Posted in Book Review, Books I have read, Mount TBR 2017

Poison Panic – Helen Barrell

Non-Fiction
4*s

In the 1840s the level of literacy was still low across the United Kingdom, but stories of crimes committed didn’t need to be read by everyone for them to spread, especially when the crime was murder, even more so if committed by a woman and panic inducing when the means by which a person was slayed was poison.

In Essex the county was the unfortunate scene of the panic induced by tales told both orally and by the newspapers about a number of women put on trial for poisoning unwanted relations using arsenic. There were calls for regulations and a strong sense that there was a shadowy group of women who were acting in cahoots or at least devising a method to poison people and walk away from the horrific crime with no stain on their character.

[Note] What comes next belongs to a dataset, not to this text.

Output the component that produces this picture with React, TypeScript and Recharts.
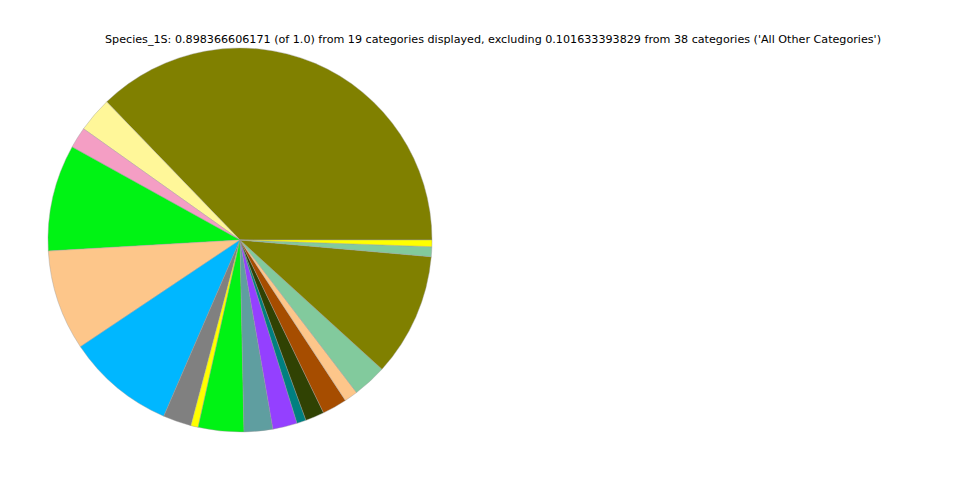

Helen Barrell’s book, Poison Panic, delves into the facts, and the fiction, of these events using all available sources to examine the cases and to evaluate whether there was any sense of collusion between the women whose crimes feature here.
This book is jam-packed, not just with the details of the three women Sarah Chesham Mary May and Hannah Southgate whose crimes in rural Essex led to wariness about that gentle hand at home who was in charge of preparing the food, slipping some of the notorious white powder into the dish, but also on some of the social history. We learn just how rudimentary their homes were, the rats that plagued the household were hopefully kept at bay with arsenic, houses where one man’s struggle with the results of arsenic poisoning were more than a slight inconvenience for his downstairs neighbours and houses where money from a burial club might just make it worthwhile to bump of an unsuspecting relative?

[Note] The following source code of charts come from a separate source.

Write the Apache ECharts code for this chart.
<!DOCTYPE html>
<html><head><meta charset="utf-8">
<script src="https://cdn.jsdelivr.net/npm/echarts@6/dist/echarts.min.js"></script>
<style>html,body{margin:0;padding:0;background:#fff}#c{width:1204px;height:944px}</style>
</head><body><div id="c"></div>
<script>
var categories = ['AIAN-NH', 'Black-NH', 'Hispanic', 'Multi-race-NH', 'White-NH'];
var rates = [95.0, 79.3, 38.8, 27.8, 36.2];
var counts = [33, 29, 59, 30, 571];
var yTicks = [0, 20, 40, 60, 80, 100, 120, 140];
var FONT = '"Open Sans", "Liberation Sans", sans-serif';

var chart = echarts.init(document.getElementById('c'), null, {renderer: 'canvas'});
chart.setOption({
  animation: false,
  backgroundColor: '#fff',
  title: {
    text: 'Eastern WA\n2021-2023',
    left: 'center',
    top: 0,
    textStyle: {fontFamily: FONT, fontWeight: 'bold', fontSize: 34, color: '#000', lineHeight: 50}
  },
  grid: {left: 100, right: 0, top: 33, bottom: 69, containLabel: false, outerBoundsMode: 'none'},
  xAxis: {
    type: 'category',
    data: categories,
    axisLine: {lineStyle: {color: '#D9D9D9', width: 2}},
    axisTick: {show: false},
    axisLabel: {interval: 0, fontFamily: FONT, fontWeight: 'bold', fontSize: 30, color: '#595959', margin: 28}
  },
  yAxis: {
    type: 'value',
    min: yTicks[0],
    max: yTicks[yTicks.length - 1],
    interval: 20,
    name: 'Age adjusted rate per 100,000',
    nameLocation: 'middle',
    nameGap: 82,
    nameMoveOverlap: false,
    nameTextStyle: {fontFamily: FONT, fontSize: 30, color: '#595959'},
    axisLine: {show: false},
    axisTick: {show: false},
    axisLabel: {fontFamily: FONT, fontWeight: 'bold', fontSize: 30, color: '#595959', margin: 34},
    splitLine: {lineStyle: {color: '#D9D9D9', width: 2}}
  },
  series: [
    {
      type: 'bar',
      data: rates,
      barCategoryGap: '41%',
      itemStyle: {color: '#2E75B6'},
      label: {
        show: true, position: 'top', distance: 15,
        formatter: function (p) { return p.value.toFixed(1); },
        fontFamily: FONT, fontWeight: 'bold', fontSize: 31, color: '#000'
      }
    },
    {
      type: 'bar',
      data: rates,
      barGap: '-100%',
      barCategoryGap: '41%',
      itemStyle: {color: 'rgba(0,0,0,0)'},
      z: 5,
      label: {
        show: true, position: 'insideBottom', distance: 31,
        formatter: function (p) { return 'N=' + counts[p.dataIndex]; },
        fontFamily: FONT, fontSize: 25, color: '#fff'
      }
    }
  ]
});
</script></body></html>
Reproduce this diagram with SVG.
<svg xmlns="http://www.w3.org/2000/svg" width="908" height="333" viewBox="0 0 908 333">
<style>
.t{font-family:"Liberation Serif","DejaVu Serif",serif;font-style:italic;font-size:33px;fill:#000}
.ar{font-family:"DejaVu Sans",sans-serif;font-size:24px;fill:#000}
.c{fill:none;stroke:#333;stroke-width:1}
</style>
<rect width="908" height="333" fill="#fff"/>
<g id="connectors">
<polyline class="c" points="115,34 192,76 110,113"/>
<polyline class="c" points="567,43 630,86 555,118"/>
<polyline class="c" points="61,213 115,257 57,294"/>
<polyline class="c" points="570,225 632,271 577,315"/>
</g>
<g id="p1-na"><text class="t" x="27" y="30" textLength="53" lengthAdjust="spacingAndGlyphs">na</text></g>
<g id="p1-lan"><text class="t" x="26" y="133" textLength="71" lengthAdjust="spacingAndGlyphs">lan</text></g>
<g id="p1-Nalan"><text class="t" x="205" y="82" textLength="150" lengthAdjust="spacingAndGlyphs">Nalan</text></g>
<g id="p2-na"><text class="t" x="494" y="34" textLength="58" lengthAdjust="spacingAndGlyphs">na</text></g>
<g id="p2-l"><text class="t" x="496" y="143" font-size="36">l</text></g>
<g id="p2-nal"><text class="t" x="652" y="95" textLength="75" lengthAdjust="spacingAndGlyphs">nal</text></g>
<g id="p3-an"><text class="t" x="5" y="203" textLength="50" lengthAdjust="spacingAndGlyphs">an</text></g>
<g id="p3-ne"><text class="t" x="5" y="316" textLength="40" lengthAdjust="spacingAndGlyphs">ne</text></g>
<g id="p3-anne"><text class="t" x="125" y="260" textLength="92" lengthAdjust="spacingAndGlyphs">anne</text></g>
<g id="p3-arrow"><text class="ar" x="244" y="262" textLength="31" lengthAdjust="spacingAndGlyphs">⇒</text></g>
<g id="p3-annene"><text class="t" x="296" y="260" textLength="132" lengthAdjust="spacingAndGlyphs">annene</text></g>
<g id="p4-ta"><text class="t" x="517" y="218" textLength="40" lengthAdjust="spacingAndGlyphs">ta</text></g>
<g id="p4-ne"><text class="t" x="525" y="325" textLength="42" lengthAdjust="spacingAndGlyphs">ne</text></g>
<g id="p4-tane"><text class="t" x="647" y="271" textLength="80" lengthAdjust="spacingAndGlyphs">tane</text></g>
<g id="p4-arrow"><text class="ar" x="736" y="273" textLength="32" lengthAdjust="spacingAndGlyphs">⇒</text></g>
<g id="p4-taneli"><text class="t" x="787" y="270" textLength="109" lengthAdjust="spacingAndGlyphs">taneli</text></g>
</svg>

I’m a fan of investigations into Victorian crimes and can only applaud Helen Barrell in her presentation of the interlinking stories in Essex. With plenty of pictures, including photographs, illustrations from the magazine Punch as well as the very useful maps that underpin how closely or conversely how far apart the women lived from each other in a time where transport for wives of agricultural labourers wasn’t an option. To give a little perspective the author uses information from her own family in the village of Wix to give some context to the scene of crime. The author uses the Census of 1841 to provide additional evidence as well as the newspapers of the time who went to the same sort of lengths they do nowadays to keep the reader’s attention. It is fascinating to see how years after the poisonings these stories were wheeled out, dusted down complete with inaccuracies and served up fresh for what was sometimes a whole new generation of readers years after the events.

All fascinating stuff but for me, having read quite a large amount about this particular crime over the last couple of years, it is good to have some real cases that directly influenced the government to act in bringing in laws surrounding the sale of poison. Not, as the author is keen to point out that those early laws would have stopped the three women investigated in this book getting their hands on the white stuff.

Poison Panic was the thirty-first read in my Mount TBR Challenge and I’d like to thank the author for a comprehensive visit to Essex to examine these arsenic poisonings in the 1840s.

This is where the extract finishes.